A second study is from the American Institute for Research. This study looked at NAEP data to conclude that 8th grade students in Texas who had certified teachers did better on NAEP math. But here's the catch (as with all three studies.) The authors define anyone who is "provisional" as fully certified. So for example, a Teach For America teacher or any other alt cert teacher would have been defined, for the purposes of this study, as fully certified, leaving basically only those teachers at the bottom of the barrel to provide the comparison in quality. The study was only able to partially control for prior student achievement for about half of the students (most people theorize that high performing teachers gravitate to high performing students). Greenberg et al. warn: "the reader is advised to exercise caution to inferring any causality in the relationship between teacher qualifications and student achievement highlighted in the paper." Duly noted&by us anyway.

The third brief paper by Ed Fuller of the Dana Center and Celeste Alexander from the Southwestern Educational Development Laboratory, appears to have been rushed into some readable form to help wage the PR wars over the recent Texas decision to allow high school teachers in the classroom without ed coursework. (The authors say as much.) Fuller had collected similar data five years ago which made their way into an Ed Week headline but the study not only didn't get published, it was never written up. Anyway, Fuller and his colleague find here that students with certified teachers did better on the TAAS math assessment than students with non-certified teachers. But the authors jump to their conclusions after only one year of data, not just violating the rules for value-added studies but evoking William Sander's name in the process, a researcher who is adamant that three years of data are critical. Also, it's not clear how alt cert teachers were classified as fully certified or emergency certified.

While the two sides of this debate are not likely to converge, it would be good to agree about what would constitute a legitimate certification study.

First, (as Fuller's did) it would ideally look at groups of teachers within the same state so we don't have to argue over the state differences in certification requirements.

Second, it would look at student gains over a sufficient period of time to make sure the results aren't spurious and it would tie student gains to individual teachers. Without a good prior achievement measure, the minimal window of analysis needs to be three years and even this bar set by value-added guru, William Sanders, is questioned by some economists.

Third, it would use proper controls for prior student achievement, student socioeconomic status and other critical factors&and the paper would be published under a peer review process before newspapers write about it.

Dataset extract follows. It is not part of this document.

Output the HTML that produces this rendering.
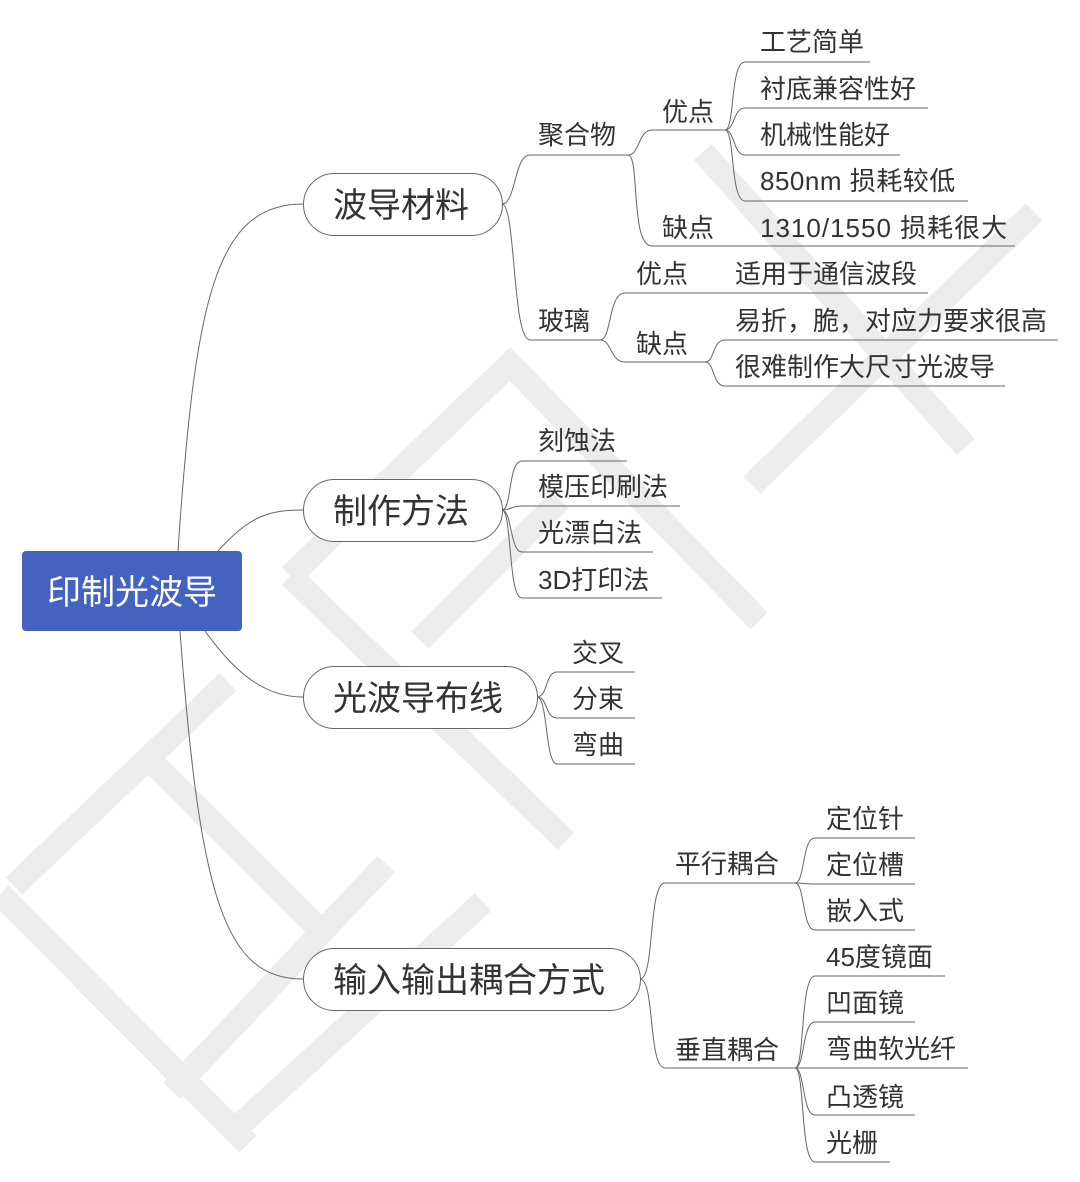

Fourth and most importantly, the important policy question here is whether teachers who go through regular certification routes are better than teachers who come from other routes with other talents. To compare certified teachers with uncertified teachers who don't have the basic smarts to pass a simple licensing test is just not very interesting or helpful (see Margaret Raymond's study of Houston teachers where many emergency certified teachers didn't even have college degrees.) The preparation that leads to certification is what this debate is supposed to be about, not whether states should be recruiting teachers from the fast food window at McDonalds.